CD Feature/ asher: "landscapes elsewhere"
TobiasOne of my professors at university once told us a little annecdote about how he had managed to come up with an incredible discovery, only to find out that he had merely repeated a well-known idea from some time ago. “I was unsure”, he told us, “about whether I should be proud of myself about being on a similar intellectual level with one of the greats, or disappointed about being thirty years too late.” A similar thought occured to me while listening to “landscapes elsewhere”, Asher’s latest full-lenght and a follow-up to his leerraum-release “Directions”, which left me and many others speechless with its intuitive stream of calmly fluctuating and mysteriously moving events.
Simply put, while Asher is carefully treading new and more harmonic ground with this album when compared to his previous work, it will always remain a nostalgic experience for me. After hearing the first few bars, I am back to the early 90s, to Berlin and the scene which gravitated around artists such as Jan Jelinek and Stefan Betke like moons around massless planets inside an infinitely minimal galaxy. Jelinek would be the first whom I’d notice, his “Loopfinding Jazzrecords” my first encounter with these radically different and yet so familiar pieces, which hid beneath endless layers of vinyl crakling. Betke would then take this concept to extremes on a three-part album series, which started inside the womb of a black hole and ended in the most bizarre Levi’s clip ever. Asher certainly comes from a different direction (excuse the pun) and as he has decidely stated, his music ows as much to painting, literature and the movies as Betke’s did to dub. And yet the results he comes up with on “landscapes elsewhere” are strikingly similar at a first listen. On four pieces, the clicks and cuts from an old record are back, spinning away into the night on a neveeending loop, as is that warm hissing, which lends a feeling of vastness, of borderlessness and a profound loneliness to the music. Occasionally, distant dabbles of water will be heard, melting seemlessly with the happily scraping crackles, only to flow off into the grooves again. Underneath these rivers of microscopic black sound splinters, Asher plants melodic fragments into a dark but fertile ground, playing on an instrument somewhere between a marimba and a Fender Rhodes. Each work centers around a single repeated motive of a few seconds, which repeats itself with shifting accents and decreasing in speed. At first, it seems as though the loops’ starting point is merely wandering from the beginning to the end, slowly tilting the balance. But as time goes on, one discovers that there are different mechanisms at work here – be they random or more complex. It is this duality between the consoling certainty of understanding these foreign soundscapes and the unsettling insecurity about what is going on which lends these seemingly simple and repetetive tracks an air of grandness.
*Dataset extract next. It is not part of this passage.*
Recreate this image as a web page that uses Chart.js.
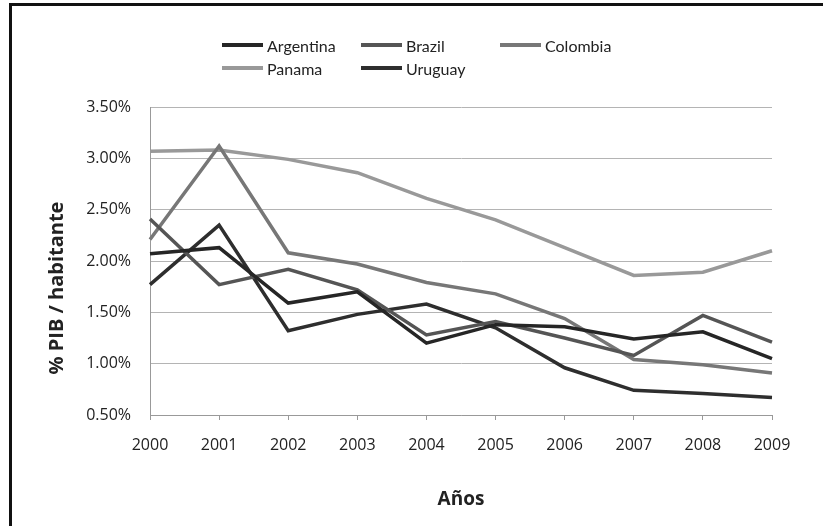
<!DOCTYPE html>
<html>
<head>
<meta charset="utf-8">
<script src="https://cdn.jsdelivr.net/npm/chart.js@4"></script>
<style>
  html, body { margin: 0; padding: 0; background: #fff; }
  #wrap { position: relative; width: 823px; height: 526px; overflow: hidden; }
  #frame {
    position: absolute; left: 9px; top: 3px; width: 900px; height: 600px;
    border-top: 3px solid #111; border-left: 3px solid #111;
  }
  #chart { position: absolute; left: 0; top: 0; }
  #legend { position: absolute; left: 0; top: 0; font-family: Lato, sans-serif; font-size: 16px; color: #222; }
  .item { position: absolute; display: flex; align-items: center; white-space: nowrap; height: 20px; }
  .swatch { display: inline-block; width: 41px; height: 4px; margin-right: 4px; }
</style>
</head>
<body>
<div id="wrap">
  <div id="frame"></div>
  <canvas id="chart" width="823" height="526"></canvas>
  <div id="legend"></div>
</div>
<script>
// =====================
// Data
// =====================
const years = ["2000", "2001", "2002", "2003", "2004", "2005", "2006", "2007", "2008", "2009"]

const argentina = [2.07, 2.13, 1.59, 1.70, 1.20, 1.38, 1.36, 1.24, 1.31, 1.05]
const brazil    = [2.41, 1.77, 1.92, 1.72, 1.28, 1.41, 1.25, 1.08, 1.47, 1.21]
const colombia  = [2.21, 3.12, 2.08, 1.97, 1.79, 1.68, 1.44, 1.04, 0.99, 0.91]
const panama    = [3.07, 3.08, 2.99, 2.86, 2.61, 2.40, 2.13, 1.86, 1.89, 2.10]
const uruguay   = [1.77, 2.35, 1.32, 1.48, 1.58, 1.35, 0.96, 0.74, 0.71, 0.67]

const series = [
  { label: "Argentina", data: argentina, color: "#262626" },
  { label: "Brazil",    data: brazil,    color: "#555555" },
  { label: "Colombia",  data: colombia,  color: "#777777" },
  { label: "Panama",    data: panama,    color: "#999999" },
  { label: "Uruguay",   data: uruguay,   color: "#2e2e2e" }
]

const yTitle = "% PIB / habitante"

// legend slots (3 columns, 2 rows like the original)
const legendSlots = [
  { left: 222, top: 35 },
  { left: 361, top: 35 },
  { left: 500, top: 35 },
  { left: 222, top: 58 },
  { left: 361, top: 58 }
]


// =====================
// Legend
// =====================
function buildLegend() {
  const box = document.getElementById("legend")
  series.forEach((s, i) => {
    const item = document.createElement("div")
    item.className = "item"
    item.style.left = legendSlots[i].left + "px"
    item.style.top = legendSlots[i].top + "px"
    item.innerHTML = `<span class="swatch" style="background:${s.color}"></span>${s.label}`
    box.appendChild(item)
  })
}


// y title drawn by hand, the original sits a bit below the plot centre
const yTitlePlugin = {
  id: "yTitle",
  afterDraw(chart) {
    const ctx = chart.ctx
    ctx.save()
    ctx.translate(57, 288)
    ctx.rotate(-Math.PI / 2)
    ctx.font = "bold 20px 'Open Sans', sans-serif"
    ctx.fillStyle = "#222"
    ctx.textAlign = "center"
    ctx.textBaseline = "middle"
    ctx.fillText(yTitle, 0, 0)
    ctx.restore()
  }
}


// =====================
// Chart
// =====================
function buildChart() {
  new Chart(document.getElementById("chart"), {
    type: "line",
    data: {
      labels: years,
      datasets: series.map(s => ({
        label: s.label,
        data: s.data,
        borderColor: s.color,
        backgroundColor: s.color,
        borderWidth: 3.5,
        pointRadius: 0,
        tension: 0,
        fill: false
      }))
    },
    plugins: [yTitlePlugin],
    options: {
      animation: false,
      responsive: false,
      layout: {
        padding: { left: 40, top: 107, right: 51, bottom: 14 }
      },
      plugins: {
        legend: { display: false },
        tooltip: { enabled: false }
      },
      scales: {
        x: {
          offset: false,
          grid: {
            drawOnChartArea: false,
            color: "#999",
            tickLength: 5
          },
          border: { color: "#999", width: 1 },
          ticks: {
            padding: 16,
            color: "#222",
            font: { family: "'Open Sans', sans-serif", size: 16 },
            maxRotation: 0
          },
          title: {
            display: true,
            text: "Años",
            color: "#222",
            font: { family: "'Open Sans', sans-serif", size: 19, weight: "bold" },
            padding: { top: 4, bottom: 1 }
          },
          afterFit: scale => { scale.height = 97 }
        },
        y: {
          min: 0.5,
          max: 3.5,
          grid: {
            color: "#b4b4b4",
            drawTicks: false
          },
          border: { color: "#999", width: 1 },
          ticks: {
            stepSize: 0.5,
            padding: 19,
            color: "#222",
            font: { family: "'Open Sans', sans-serif", size: 16 },
            callback: v => v.toFixed(2) + "%"
          },
          afterFit: scale => { scale.width = 110 }
        }
      }
    }
  })
}


// =====================
// Start
// =====================
buildLegend()
buildChart()
</script>
</body>
</html>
Even though there is a clear connection between them when it comes to sound, Asher is not interested in the Pop sensibilities of acts like Pole. The mere fact that the opening composition and the final one carry on for twenty minutes apiece reveal that he is looking for a full immersion into single thought and mood, not the hypnosis attained through the brain or body following a beat. Not that it matters, really. Whether or not this music has appeared in some form or the other before, “landscapes elsewhere” is a mesmerising and addictive effort.